*Task to complete*
Repeat the material exactly from its first line to the line that includes "bs_fr_hi = [0.0814, 0.0693, 0.0964, 0.0707, 0.1725]". Skip pictures.

*Data excerpt*

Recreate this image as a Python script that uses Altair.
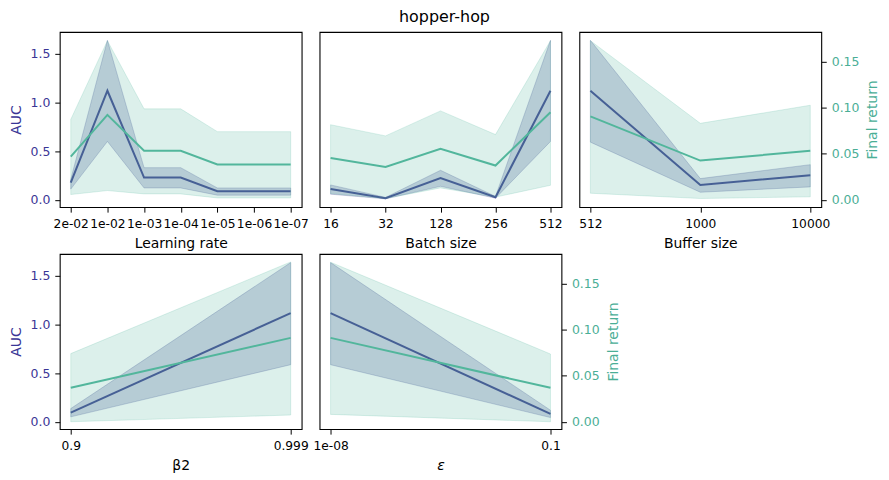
import altair as alt
import pandas as pd

# ---------------- data ----------------
lr_labels = ["2e-02", "1e-02", "1e-03", "1e-04", "1e-05", "1e-06", "1e-07"]
lr_auc = [0.177, 1.119, 0.228, 0.228, 0.088, 0.088, 0.088]
lr_auc_lo = [0.11, 0.599, 0.122, 0.122, 0.048, 0.048, 0.048]
lr_auc_hi = [0.21, 1.636, 0.33, 0.33, 0.122, 0.122, 0.122]
lr_fr = [0.0468, 0.0921, 0.0532, 0.0532, 0.0382, 0.0382, 0.0382]
lr_fr_lo = [0.0057, 0.010, 0.0064, 0.0064, 0.002, 0.002, 0.002]
lr_fr_hi = [0.0871, 0.1725, 0.0986, 0.0986, 0.0739, 0.0739, 0.0739]

bs_labels = ["16", "32", "128", "256", "512"]
bs_auc = [0.112, 0.017, 0.224, 0.027, 1.119]
bs_auc_lo = [0.058, 0.010, 0.139, 0.017, 0.599]
bs_auc_hi = [0.153, 0.025, 0.303, 0.035, 1.636]
bs_fr = [0.0454, 0.0357, 0.0554, 0.0371, 0.095]
bs_fr_lo = [0.0068, 0.0014, 0.0129, 0.0029, 0.0157]
bs_fr_hi = [0.0814, 0.0693, 0.0964, 0.0707, 0.1725]

buf_labels = ["512", "1000", "10000"]
buf_auc = [1.119, 0.153, 0.252]
buf_auc_lo = [0.592, 0.078, 0.133]
buf_auc_hi = [1.636, 0.218, 0.361]
buf_fr = [0.0904, 0.0425, 0.0532]
buf_fr_lo = [0.0071, 0.0014, 0.0032]
buf_fr_hi = [0.1725, 0.0829, 0.1025]

b2_labels = ["0.9", "0.999"]
b2_auc = [0.095, 1.115]
b2_auc_lo = [0.051, 0.586]
b2_auc_hi = [0.136, 1.633]
b2_fr = [0.0368, 0.091]
b2_fr_lo = [0.0, 0.0073]
b2_fr_hi = [0.0739, 0.1733]

eps_labels = ["1e-08", "0.1"]
eps_auc = [1.115, 0.082]
eps_auc_lo = [0.586, 0.044]
eps_auc_hi = [1.633, 0.119]
eps_fr = [0.091, 0.0368]
eps_fr_lo = [0.008, 0.0]
eps_fr_hi = [0.173, 0.0735]

# ---------------- style ----------------
BLUE = "#444b94"
BLUE_TXT = "#3a3596"
TEAL = "#52b69c"
TEAL_TXT = "#4aae96"
FONT = "DejaVu Sans"
W, H = 243, 176
AUC_DOM = [-0.075, 1.722]
FR_DOM = [-0.008, 0.182]


def y_axis(kind, show):
    if not show:
        return None
    if kind == "auc":
        return alt.Axis(title="AUC", orient="left", values=[0, 0.5, 1.0, 1.5],
                        format=".1f", grid=False, domain=False,
                        tickSize=5, tickColor="black", labelPadding=5,
                        labelFontSize=12.5, labelColor=BLUE_TXT, labelFont=FONT,
                        titleFontSize=14, titleColor=BLUE_TXT, titleFont=FONT,
                        titleFontWeight="normal", titlePadding=7)
    return alt.Axis(title="Final return", orient="right",
                    values=[0, 0.05, 0.10, 0.15], format=".2f", grid=False,
                    domain=False, tickSize=5, tickColor="black", labelPadding=5,
                    labelFontSize=12.5, labelColor=TEAL_TXT, labelFont=FONT,
                    titleFontSize=14, titleColor=TEAL_TXT, titleFont=FONT,
                    titleFontWeight="normal", titlePadding=7, titleAngle=270,
                    titleBaseline="top")


def panel(labels, auc, auc_lo, auc_hi, fr, fr_lo, fr_hi, xtitle,
          show_auc, show_fr, italic=False):
    df = pd.DataFrame({"x": labels, "auc": auc, "auc_lo": auc_lo,
                       "auc_hi": auc_hi, "fr": fr, "fr_lo": fr_lo,
                       "fr_hi": fr_hi})
    n = len(labels)
    xaxis = alt.Axis(title=xtitle, labelAngle=0, grid=False, domain=False,
                     tickSize=5, tickColor="black", labelPadding=5,
                     labelFontSize=12.3, labelFont=FONT, labelColor="black",
                     labelOverlap=False, labelFlush=False,
                     titleFontSize=14, titleFont=FONT, titleColor="black",
                     titleFontWeight="normal", titlePadding=7,
                     titleFontStyle="italic" if italic else "normal")
    xenc = alt.X("x:O", sort=labels,
                 scale=alt.Scale(type="point", padding=0.05 * (n - 1)),
                 axis=xaxis)
    base = alt.Chart(df)
    sc_auc = alt.Scale(domain=AUC_DOM, nice=False, zero=False)
    sc_fr = alt.Scale(domain=FR_DOM, nice=False, zero=False)
    ax_auc = y_axis("auc", show_auc)
    ax_fr = y_axis("fr", show_fr)

    blue = alt.layer(
        base.mark_area(color=BLUE, fillOpacity=0.25, stroke=BLUE,
                       strokeOpacity=0.25, strokeWidth=1).encode(
            x=xenc,
            y=alt.Y("auc_lo:Q", scale=sc_auc, axis=ax_auc, title="AUC"),
            y2="auc_hi:Q"),
        base.mark_line(color=BLUE, strokeWidth=2).encode(
            x=xenc,
            y=alt.Y("auc:Q", scale=sc_auc, axis=ax_auc, title="AUC")),
    )
    teal = alt.layer(
        base.mark_area(color=TEAL, fillOpacity=0.2, stroke=TEAL,
                       strokeOpacity=0.2, strokeWidth=1).encode(
            x=xenc,
            y=alt.Y("fr_lo:Q", scale=sc_fr, axis=ax_fr, title="Final return"),
            y2="fr_hi:Q"),
        base.mark_line(color=TEAL, strokeWidth=2).encode(
            x=xenc,
            y=alt.Y("fr:Q", scale=sc_fr, axis=ax_fr, title="Final return")),
    )
    return alt.layer(blue, teal).resolve_scale(y="independent").properties(
        width=W, height=H)


p1 = panel(lr_labels, lr_auc, lr_auc_lo, lr_auc_hi, lr_fr, lr_fr_lo, lr_fr_hi,
           "Learning rate", True, False)
p2 = panel(bs_labels, bs_auc, bs_auc_lo, bs_auc_hi, bs_fr, bs_fr_lo, bs_fr_hi,
           "Batch size", False, False)
p3 = panel(buf_labels, buf_auc, buf_auc_lo, buf_auc_hi, buf_fr, buf_fr_lo,
           buf_fr_hi, "Buffer size", False, True)
p4 = panel(b2_labels, b2_auc, b2_auc_lo, b2_auc_hi, b2_fr, b2_fr_lo, b2_fr_hi,
           "β2", True, False)
p5 = panel(eps_labels, eps_auc, eps_auc_lo, eps_auc_hi, eps_fr, eps_fr_lo,
           eps_fr_hi, "ε", False, True, italic=True)

row1 = alt.hconcat(p1, p2, p3, spacing=18, bounds="flush")
row2 = alt.hconcat(p4, p5, spacing=18, bounds="flush")

chart = alt.vconcat(row1, row2, spacing=2).properties(
    title=alt.TitleParams("hopper-hop", fontSize=16, font=FONT,
                          fontWeight="normal", anchor="middle", color="black",
                          offset=6),
    padding=0,
    background="white",
).configure_view(stroke="black", strokeWidth=1.1)

chart.save("out.html", embed_options={"renderer": "svg", "actions": False})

*Solution for this problem*
Recreate this image as a Python script that uses Altair.
import altair as alt
import pandas as pd

# ---------------- data ----------------
lr_labels = ["2e-02", "1e-02", "1e-03", "1e-04", "1e-05", "1e-06", "1e-07"]
lr_auc = [0.177, 1.119, 0.228, 0.228, 0.088, 0.088, 0.088]
lr_auc_lo = [0.11, 0.599, 0.122, 0.122, 0.048, 0.048, 0.048]
lr_auc_hi = [0.21, 1.636, 0.33, 0.33, 0.122, 0.122, 0.122]
lr_fr = [0.0468, 0.0921, 0.0532, 0.0532, 0.0382, 0.0382, 0.0382]
lr_fr_lo = [0.0057, 0.010, 0.0064, 0.0064, 0.002, 0.002, 0.002]
lr_fr_hi = [0.0871, 0.1725, 0.0986, 0.0986, 0.0739, 0.0739, 0.0739]

bs_labels = ["16", "32", "128", "256", "512"]
bs_auc = [0.112, 0.017, 0.224, 0.027, 1.119]
bs_auc_lo = [0.058, 0.010, 0.139, 0.017, 0.599]
bs_auc_hi = [0.153, 0.025, 0.303, 0.035, 1.636]
bs_fr = [0.0454, 0.0357, 0.0554, 0.0371, 0.095]
bs_fr_lo = [0.0068, 0.0014, 0.0129, 0.0029, 0.0157]
bs_fr_hi = [0.0814, 0.0693, 0.0964, 0.0707, 0.1725]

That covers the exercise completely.